Given problem
Give every line from the entries that contains "matplotlib".

Supplied records
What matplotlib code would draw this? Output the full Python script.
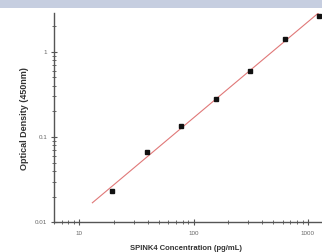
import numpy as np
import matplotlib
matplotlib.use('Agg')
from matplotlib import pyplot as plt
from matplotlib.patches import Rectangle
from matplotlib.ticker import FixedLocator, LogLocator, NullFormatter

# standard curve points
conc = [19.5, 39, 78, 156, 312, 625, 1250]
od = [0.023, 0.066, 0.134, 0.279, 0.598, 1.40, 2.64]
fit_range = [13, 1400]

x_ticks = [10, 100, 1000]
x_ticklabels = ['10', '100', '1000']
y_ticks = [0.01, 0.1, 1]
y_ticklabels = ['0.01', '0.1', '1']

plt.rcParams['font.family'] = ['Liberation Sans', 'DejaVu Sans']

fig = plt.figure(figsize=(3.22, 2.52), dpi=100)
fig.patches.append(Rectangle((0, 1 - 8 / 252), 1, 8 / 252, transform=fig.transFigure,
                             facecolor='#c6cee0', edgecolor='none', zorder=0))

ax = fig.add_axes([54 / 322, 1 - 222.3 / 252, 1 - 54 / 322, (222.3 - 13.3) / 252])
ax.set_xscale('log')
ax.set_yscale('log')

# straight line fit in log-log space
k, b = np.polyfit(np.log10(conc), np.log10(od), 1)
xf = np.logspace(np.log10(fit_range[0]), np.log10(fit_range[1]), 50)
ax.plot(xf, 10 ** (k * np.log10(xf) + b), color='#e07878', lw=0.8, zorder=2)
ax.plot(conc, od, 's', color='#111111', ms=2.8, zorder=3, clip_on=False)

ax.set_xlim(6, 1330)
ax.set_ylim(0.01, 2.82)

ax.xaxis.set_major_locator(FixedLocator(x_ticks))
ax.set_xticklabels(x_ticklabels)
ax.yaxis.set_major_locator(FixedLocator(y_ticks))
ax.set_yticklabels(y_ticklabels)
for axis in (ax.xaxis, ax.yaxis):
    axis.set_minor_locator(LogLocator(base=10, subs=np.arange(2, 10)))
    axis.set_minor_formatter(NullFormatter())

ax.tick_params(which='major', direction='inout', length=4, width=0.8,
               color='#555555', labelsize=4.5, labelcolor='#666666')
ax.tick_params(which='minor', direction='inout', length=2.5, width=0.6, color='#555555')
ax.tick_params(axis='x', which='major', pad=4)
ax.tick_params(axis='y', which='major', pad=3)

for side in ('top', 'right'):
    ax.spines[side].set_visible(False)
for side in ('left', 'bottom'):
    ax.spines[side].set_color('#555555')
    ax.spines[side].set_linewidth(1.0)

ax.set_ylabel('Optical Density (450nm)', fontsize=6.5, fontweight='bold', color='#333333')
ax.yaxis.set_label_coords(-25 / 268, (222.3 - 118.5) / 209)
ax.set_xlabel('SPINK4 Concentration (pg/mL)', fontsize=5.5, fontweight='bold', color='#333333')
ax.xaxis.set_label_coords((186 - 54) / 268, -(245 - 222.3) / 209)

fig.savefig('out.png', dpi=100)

--

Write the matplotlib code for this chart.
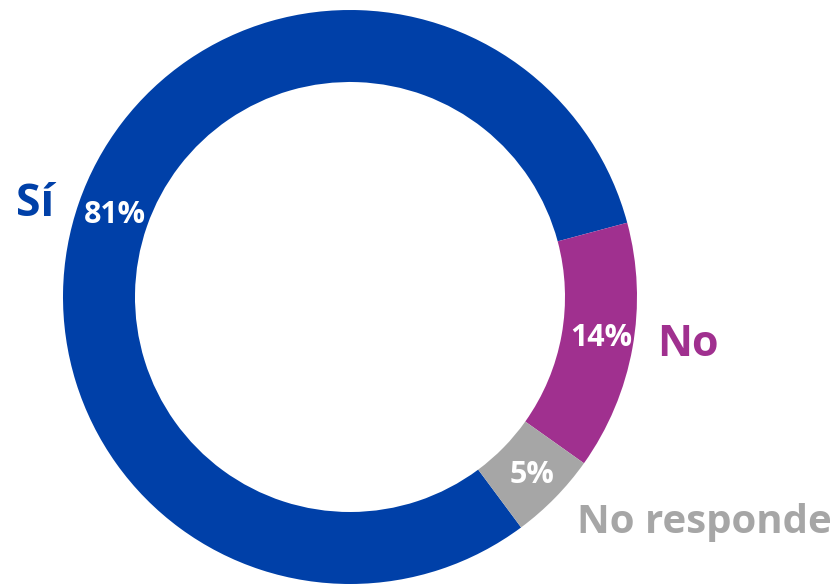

Result of the exercise
What matplotlib code would draw this? Output the full Python script.
import matplotlib
matplotlib.use('Agg')
from matplotlib import pyplot as plt
from matplotlib.patches import Rectangle
from matplotlib.ticker import FixedLocator, LogLocator, NullFormatter
Write the matplotlib code for this chart.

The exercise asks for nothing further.